Indistinti saluti dal mondo della neolingua

di Vincenzo Rizza

Caro Aldo Maria,

a febbraio è stata pubblicata la English Style Guide, un manuale per autori e traduttori di lingua inglese della Commissione europea.

In realtà non si tratta di una novità: è l’ennesimo aggiornamento dell’ottava edizione del 2016; la prima edizione risale al 1982.

La sezione più interessante è la 15, che riguarda il “linguaggio inclusivo”. Nemmeno questa è una novità del 2025 tenuto conto che nel documento What’s new, che riassume le principali modifiche degli ultimi anni, già nell’aprile 2015 si fa riferimento all’ampliamento della sezione (all’epoca la 14) riguardante il gender-neutral language per includere ulteriori suggerimenti e l’ultima modifica rilevante alla sezione 15 sembra essere stata apportata nel luglio 2022.

La sezione inizia con le avvertenze per l’uso: “Queste sono linee guida generali. Si prega di essere consapevoli del fatto che si tratta di un’area del linguaggio in evoluzione e delicata …”. Si divide, quindi, in tre commi.
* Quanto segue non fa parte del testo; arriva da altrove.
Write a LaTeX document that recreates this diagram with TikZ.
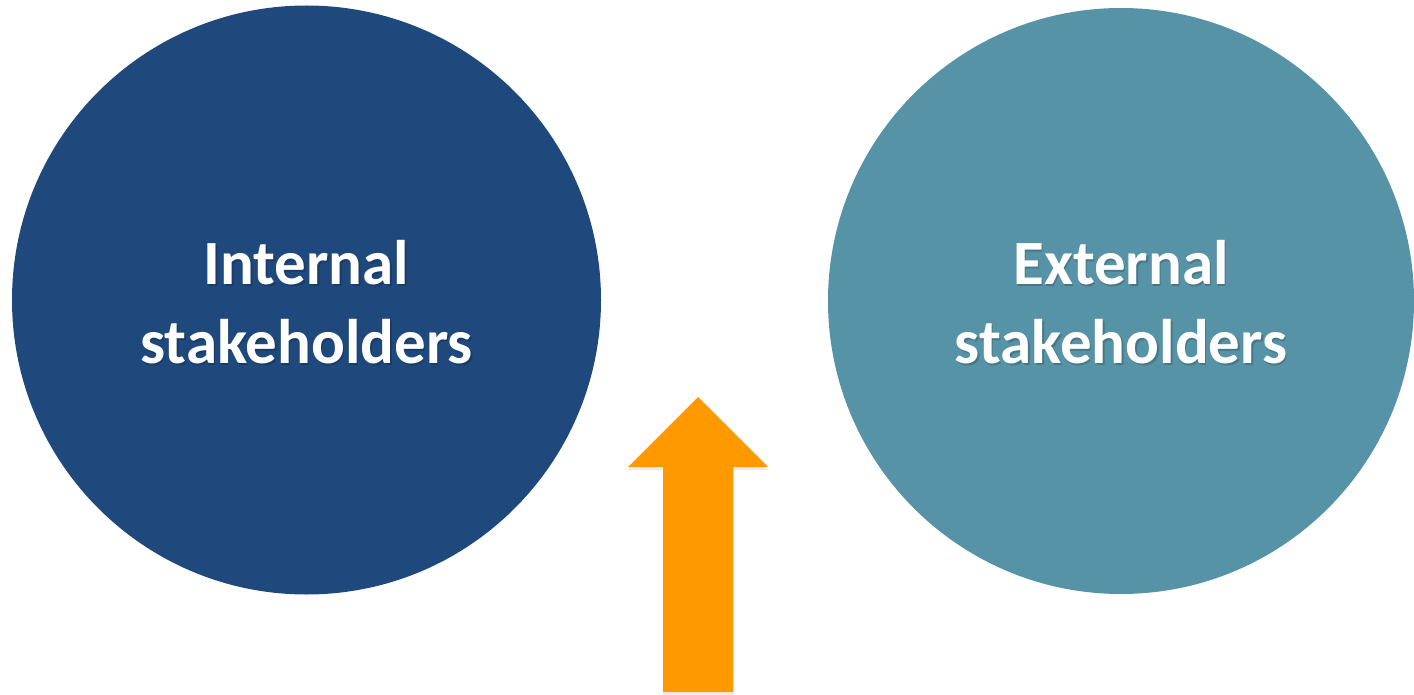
\documentclass[tikz,border=0pt]{standalone}
\usepackage{fontspec}
\setmainfont{Carlito}
\definecolor{darkblue}{RGB}{31,73,125}
\definecolor{tealblue}{RGB}{87,147,166}
\definecolor{arroworange}{RGB}{255,153,0}
\tikzset{
  labelfont/.style={font=\fontsize{63}{79}\selectfont\bfseries, align=center},
  bigcircle/.style={circle, inner sep=0pt, minimum size=#1, labelfont, text=white},
  textshadow/.style={labelfont, text=black, opacity=0.18},
}
\begin{document}
\begin{tikzpicture}[x=1pt,y=-1pt]
\useasboundingbox (0,0) rectangle (1414,695);
% left circle
\fill[darkblue] (306.5,300) circle (294.5);
\node[textshadow] (ints) at (308,304) {Internal\\stakeholders};
\node[bigcircle=589pt] (int) at (306.5,302) {Internal\\stakeholders};
% right circle
\fill[tealblue] (1121,301) circle (293);
\node[textshadow] (exts) at (1122.5,304) {External\\stakeholders};
\node[bigcircle=586pt] (ext) at (1121,302) {External\\stakeholders};
% arrow shadow
\fill[black, opacity=0.08] (697,399) -- (768,470) -- (734,470) -- (734,695) -- (663,695) -- (663,470) -- (627,470) -- cycle;
% arrow
\fill[arroworange] (698,397) -- (768,467) -- (733,467) -- (733,692) -- (663,692) -- (663,467) -- (628,467) -- cycle;
\end{tikzpicture}
\end{document}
Il primo comma riguarda il “Gender-neutral language” (il linguaggio neutro rispetto al genere) e invita a utilizzare, ove possibile, un linguaggio neutro rispetto al genere, evitando di scegliere parole che potrebbero essere interpretate come implicanti che un genere sia la norma, tra cui:

  • sostantivi come “chairman” (presidente), che sembrano presumere che un particolare ruolo sia abitualmente svolto da una persona di un particolare genere;
  • parole come “man-made” (creato dall’uomo), che contengono “man” (uomo) per indicare persone di tutti i generi;
  • pronomi specifici di genere per persone il cui genere non è specificato.

È fortemente sconsigliato, allora, l’uso di parole che contengono “man” (uomo).

Quanto ai pronomi, “se il testo si riferisce chiaramente a un individuo specifico in una particolare circostanza e conosci il sesso della persona interessata, usa il pronome appropriato”. Nel caso di una persona non binaria andrebbe usato il plurale “they”, “them”, “themself” da intendersi al singolare. Insomma, siamo tornati all’uso del “voi” anziché del “lei” per rivolgersi a una persona.

Seguono suggerimenti per riferirsi a una persona di cui non si conosce il genere come. ad esempio, utilizzare la seconda persona, l’imperativo o il plurale, omettere del tutto il pronome, ripetere il sostantivo.

Il secondo comma riguarda il “Language used to refer to people with disabilities” (il linguaggio usato per riferirsi alle persone con disabilità) e suggerisce di utilizzare un linguaggio incentrato sulla persona piuttosto che sulla disabilità.

Il terzo comma riguarda “Other aspects of inclusive language” (altri aspetti del linguaggio inclusivo). Guai parlare di marito e moglie: molto meglio dire “coniuge” o “partner”. Devo dire che tale preferenza sembra invalsa anche in ambito ecclesiastico se è vero che qualche anno fa un attempato sacerdote che pensava di essere “moderno” ha chiesto a mia moglie, pur sapendo che era regolarmente sposata, notizie del suo “compagno”.

Non potevano mancare, quindi, i riferimenti alla comunità LGBTIQ+: da evitare il termine, obsoleto, “omosessuali”; meglio fare riferimento a “persone transgender” invece di “transgenders”. Vietato, poi, riferirsi a loro con il nome che gli è stato dato alla nascita, piuttosto che con il nome che loro stessi si sono attribuiti: è irrispettoso e deve essere evitato. Guai, infine, usare il termine “Christian name” (il nome di battesimo: ci mancherebbe altro).

I riferimenti al gender, peraltro, non sui esauriscono nella sezione 15. Nella sezione 5, infatti, dedicata ai nomi e ai titoli, si chiarisce che “Mx” è il titolo più comune per le persone non binarie, ma va usato solo (come “Mr” o “Ms”) se si è sicuri del genere della persona in questione.

Dopo tutti questi utilissimi insegnamenti, mi accorgo che i redattori della guida non hanno fatto buon uso dei loro stessi consigli: nella sezione 14, dedicata alla corrispondenza (appena prima della sezione 15), nel fare alcuni esempi sullo scambio di lettere esordiscono con “Sir” (Signore)! L’intestazione autonoma della lettera (come direbbe Totò) non mi sembra granché gender-neutral; volendo, invece, fedelmente rispettare le indicazioni della guida, concludo questa mia “salutandovi indistintamente”.